Over 100 people interviewed on “toxic” Sony workplace culture under Denis Handlin for ‘Four Corners’ investigation

Current and former employees at the label have made explosive claims to 'Four Corners' for an exposé airing October 11

More than 100 current and former employees of Sony Music Australia were interviewed for the ABC’s upcoming Four Corners investigation on their experiences working under Denis Handlin, the label’s longtime CEO who was abruptly dismissed in June.

Airing tonight (October 11) at 8.30pm, the programme is set to air explosive claims of a culture of bullying, discrimination and misconduct at the label under Handlin’s 37-year term as CEO.

This morning, the ABC published an accompanying article by Four Corners reporters Grace Tobin and Lucy Carter as well as producer Ali Russell containing interviews with some of former Sony staff. Former finance director Alan Terrey was quoted as saying anyone who worked below Handlin “were basically puppets and he pulled all the strings and he demanded his actions to be followed”.

“His day-to-day dealings with people were pretty much at the executive level so they’re the people who really copped the abuse and the toxic behaviour,” he said.

“Occasionally, he would bring some lower minion into a board meeting and absolutely destroy them in front of his superior.

“But it was meted out to everybody, nobody escaped.”

Four Corners also reports that at least seven women were made redundant at Sony Music Australia while on maternity leave over a six-year period up to 2013, and paid cash settlements.

In a statement to Four Corners, Handlin wrote: “I have always provided support and encouragement to women in the industry and personally championed diversity”.

“I would never tolerate treating women in an inappropriate or discriminatory manner,” he said. “At any time I was made aware of this sort of behaviour I took action to ensure that it was stopped and didn’t occur again.”

In a statement shared by Four Corners, a spokesperson from Sony Music Entertainment said: “We take all allegations of bullying, harassment and other inappropriate behaviour from our employees very seriously and investigate them vigorously.

“Only recently did claims surface and we are examining them expeditiously.”

However, according to Four Corners, executives in New York have reportedly been aware of Handlin’s conduct since the 1990s, with then-Australian human resources head Greg Lockhart making multiple complaints about Handlin over the decade.

Toward the end of the decade, Terrey, Lockhart and two other executives were reportedly asked to write a report about Handlin’s behaviour. The report outlined examples of “frequent mad rages of screaming and bullying”, humiliating and intimidating staff, and “purposely [setting] out to destroy people for power”, Four Corners reports.

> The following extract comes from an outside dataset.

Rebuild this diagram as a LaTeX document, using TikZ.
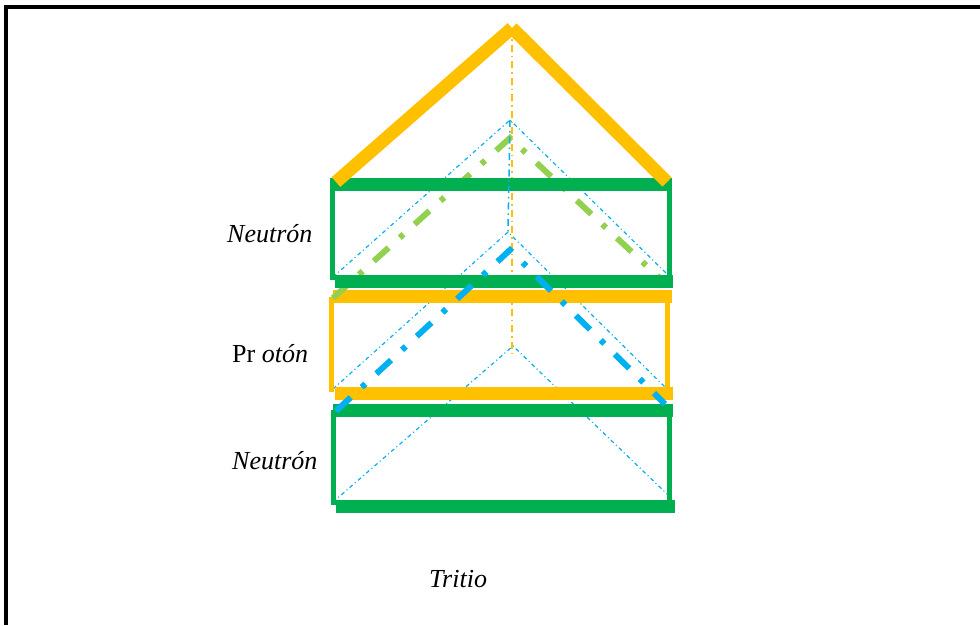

Eleanor McKay, who worked as a secretary for the company, referred to Handlin as an “equal opportunity abuser”, noting that was the kindest thing she could say about him.

“He was as mean to men as he was to women,” she said.

McKay also outlined Handlin’s leadership approach when it came to Sony’s major competitors. “I remember in the sales meetings he’d get everyone to chant, ‘Fuck EMI. Fuck Warner’,” she said, “It wasn’t enough to go, ‘We’re great, we’re the best’, it’s like, ‘Everybody else is shit’.”

“I think in an industry that tolerates bad behaviour … he was a star performer,” she continued.

“When you actually shock people in music, you’re behaving pretty badly.”

Following the report, 10 Australian executives were flown to New York to contribute to an investigation conducted by the head office. Handlin was suspended in light of the investigation but returned to Sony Music Australia three months later, remaining at its helm for two more decades.

When Handlin was dismissed in June, ending his over 50 years working for Sony, global CEO Rob Stringer told staff in an email “it is time for a change in leadership”. The label has yet to announce a replacement for Handlin, though at ARIA his role as Chairman has been filled by Natalie Waller.

Handlin’s exit from the role came a week after reports that Sony Music’s head office in the United States was investigating allegations of discrimination, bullying and harassment in the Australian office.

In September, Handlin issued his first public statement since his dismissal, responding to allegations of sexual misconduct and inappropriate workplace behaviour at Sony Music Australia that were reported by the Sydney Morning Herald and The Guardian, among other publications. Though the incidents were alleged to have occured during Handlin’s tenure at the label, no allegations were levelled at him.

Handlin said in a statement to the podcast Everybody Knows that while he was CEO of the label, he had engaged external legal counsel and advisers to conduct independent inquiries into allegations of sexual misconduct, and ensured that survivors were provided counselling.